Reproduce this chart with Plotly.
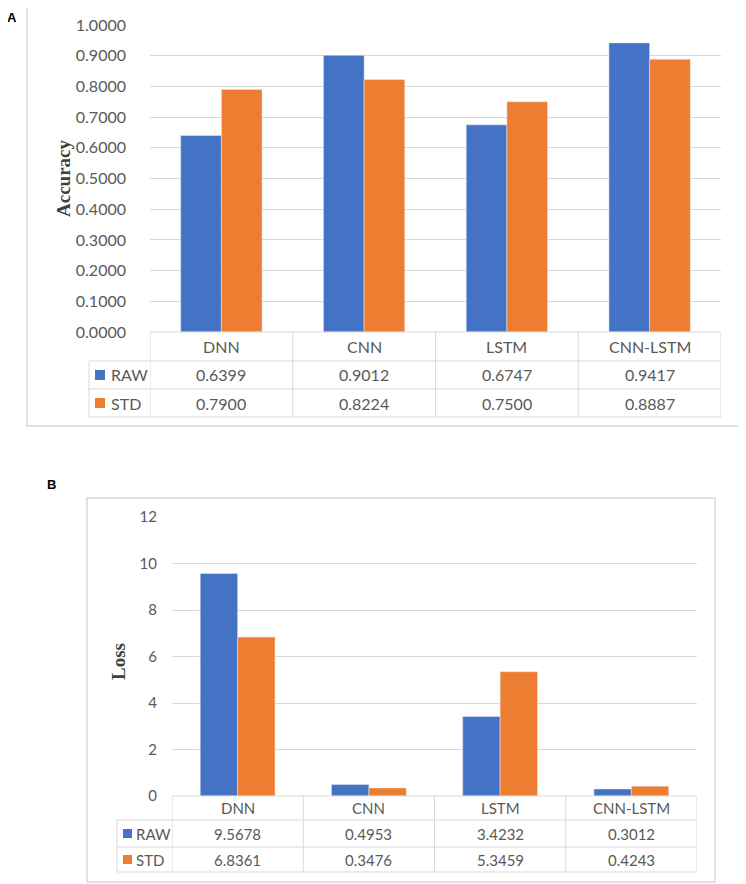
import plotly.graph_objects as go

# page has an 8px default body margin: the figure is drawn 8px in from the top-left
OFF = 8
W, H = 746 - OFF, 884 - OFF

categories = ["DNN", "CNN", "LSTM", "CNN-LSTM"]
series_names = ["RAW", "STD"]
acc_raw = [0.6399, 0.9012, 0.6747, 0.9417]
acc_std = [0.7900, 0.8224, 0.7500, 0.8887]
loss_raw = [9.5678, 0.4953, 3.4232, 0.3012]
loss_std = [6.8361, 0.3476, 5.3459, 0.4243]
acc_ticks = [0.0, 0.1, 0.2, 0.3, 0.4, 0.5, 0.6, 0.7, 0.8, 0.9, 1.0]
loss_ticks = [0, 2, 4, 6, 8, 10, 12]

BLUE = "#4472C4"
ORANGE = "#ED7D31"
GRID = "#D9D9D9"
TXT = "#595959"
FONT = "Lato"


def X(px):
    return (px - OFF) / W


def Y(py):
    return 1 - (py - OFF) / H


fig = go.Figure()

fig.add_trace(go.Bar(x=categories, y=acc_raw, name="RAW", marker_color=BLUE,
                     xaxis="x", yaxis="y"))
fig.add_trace(go.Bar(x=categories, y=acc_std, name="STD", marker_color=ORANGE,
                     xaxis="x", yaxis="y"))
fig.add_trace(go.Bar(x=categories, y=loss_raw, name="RAW", marker_color=BLUE,
                     xaxis="x2", yaxis="y2"))
fig.add_trace(go.Bar(x=categories, y=loss_std, name="STD", marker_color=ORANGE,
                     xaxis="x2", yaxis="y2"))

# geometry (screen pixels)
A = dict(x0=150, x1=721, ytop=25, ybot=332, leg0=89, rows=[361, 389, 417])
B = dict(x0=172, x1=697, ytop=517, ybot=796, leg0=117, rows=[820, 847, 872])

fig.update_layout(
    width=W, height=H,
    margin=dict(l=0, r=0, t=0, b=0, pad=0, autoexpand=False),
    paper_bgcolor="white", plot_bgcolor="white",
    showlegend=False,
    barmode="group", bargap=0.43, bargroupgap=0,
    xaxis=dict(domain=[X(A["x0"]), X(A["x1"])], anchor="y", range=[-0.5, 3.5],
               showticklabels=False, showgrid=False, zeroline=False, showline=False,
               automargin=False),
    yaxis=dict(domain=[Y(A["ybot"]), Y(A["ytop"])], anchor="x", range=[0, 1.0],
               tickvals=acc_ticks, tickformat=".4f", showgrid=True, gridcolor=GRID,
               gridwidth=1, zeroline=False, showline=False, ticks="",
               ticklabelstandoff=23, automargin=False,
               tickfont=dict(family=FONT, size=16, color=TXT)),
    xaxis2=dict(domain=[X(B["x0"]), X(B["x1"])], anchor="y2", range=[-0.5, 3.5],
                showticklabels=False, showgrid=False, zeroline=False, showline=False,
                automargin=False),
    yaxis2=dict(domain=[Y(B["ybot"]), Y(B["ytop"])], anchor="x2", range=[0, 12],
                tickvals=loss_ticks, showgrid=True, gridcolor=GRID,
                gridwidth=1, zeroline=False, showline=False, ticks="",
                ticklabelstandoff=14, automargin=False,
                tickfont=dict(family=FONT, size=15, color=TXT)),
)

shapes = []
annotations = []


def line(x0, y0, x1, y1, xref="paper"):
    shapes.append(dict(type="line", xref=xref, yref="paper",
                       x0=x0, x1=x1, y0=Y(y0), y1=Y(y1),
                       line=dict(color=GRID, width=1)))


def text(x, y, s, size, color=TXT, family=FONT, xref="paper", xanchor="center", angle=0):
    annotations.append(dict(x=x, y=y, xref=xref, yref="paper", text=s, showarrow=False,
                            xanchor=xanchor, yanchor="middle", textangle=angle,
                            font=dict(family=family, size=size, color=color)))


# panel borders
for (bx0, by0, bx1, by1) in [(27, 3, 740, 426), (87, 498, 715, 882)]:
    shapes.append(dict(type="rect", xref="paper", yref="paper",
                       x0=X(bx0), x1=X(bx1), y0=Y(by1), y1=Y(by0),
                       line=dict(color=GRID, width=1.5), fillcolor="rgba(0,0,0,0)"))


def table(G, xaxis, raw, std, fsize, sq, txt_x):
    top = G["ybot"]
    r1, r2, r3 = G["rows"]
    line(-0.5, top, 3.5, top, xref=xaxis)
    for yy in (r1, r2, r3):
        line(X(G["leg0"]), yy, X(G["x1"]), yy)
    for k in range(len(categories) + 1):
        line(k - 0.5, top, k - 0.5, r3, xref=xaxis)
    line(X(G["leg0"]), r1, X(G["leg0"]), r3)
    for c in categories:
        text(c, Y((top + r1) / 2), c, fsize, xref=xaxis)
    for row_y0, row_y1, vals, name, col in [(r1, r2, raw, series_names[0], BLUE),
                                             (r2, r3, std, series_names[1], ORANGE)]:
        cy = (row_y0 + row_y1) / 2
        for c, v in zip(categories, vals):
            text(c, Y(cy), f"{v:.4f}", fsize, xref=xaxis)
        sx = G["leg0"] + 6
        shapes.append(dict(type="rect", xref="paper", yref="paper",
                           x0=X(sx), x1=X(sx + sq), y0=Y(cy + sq / 2), y1=Y(cy - sq / 2),
                           fillcolor=col, line=dict(width=0)))
        text(X(txt_x), Y(cy), name, fsize, xanchor="left")


table(A, "x", acc_raw, acc_std, 16, 10, 109)
table(B, "x2", loss_raw, loss_std, 15, 9, 134)

text(X(64), Y(178), "<b>Accuracy</b>", 19, color="#404040", family="Liberation Serif", angle=-90)
text(X(118), Y(662), "<b>Loss</b>", 19, color="#404040", family="Liberation Serif", angle=-90)
text(X(12), Y(17), "<b>A</b>", 13, color="black", family="Liberation Sans")
text(X(51), Y(484), "<b>B</b>", 13, color="black", family="Liberation Sans")

fig.update_layout(shapes=shapes, annotations=annotations)
fig.write_html("out.html")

# # # # #

INSTRUCTIONS FOR THE TASK: Without the pictures, please reproduce each line of the listing above exactly, from the first one through the line bearing "W, H = 746 - OFF, 884 - OFF".

SOLVED PROBLEM:
Reproduce this chart with Plotly.
import plotly.graph_objects as go

# page has an 8px default body margin: the figure is drawn 8px in from the top-left
OFF = 8
W, H = 746 - OFF, 884 - OFF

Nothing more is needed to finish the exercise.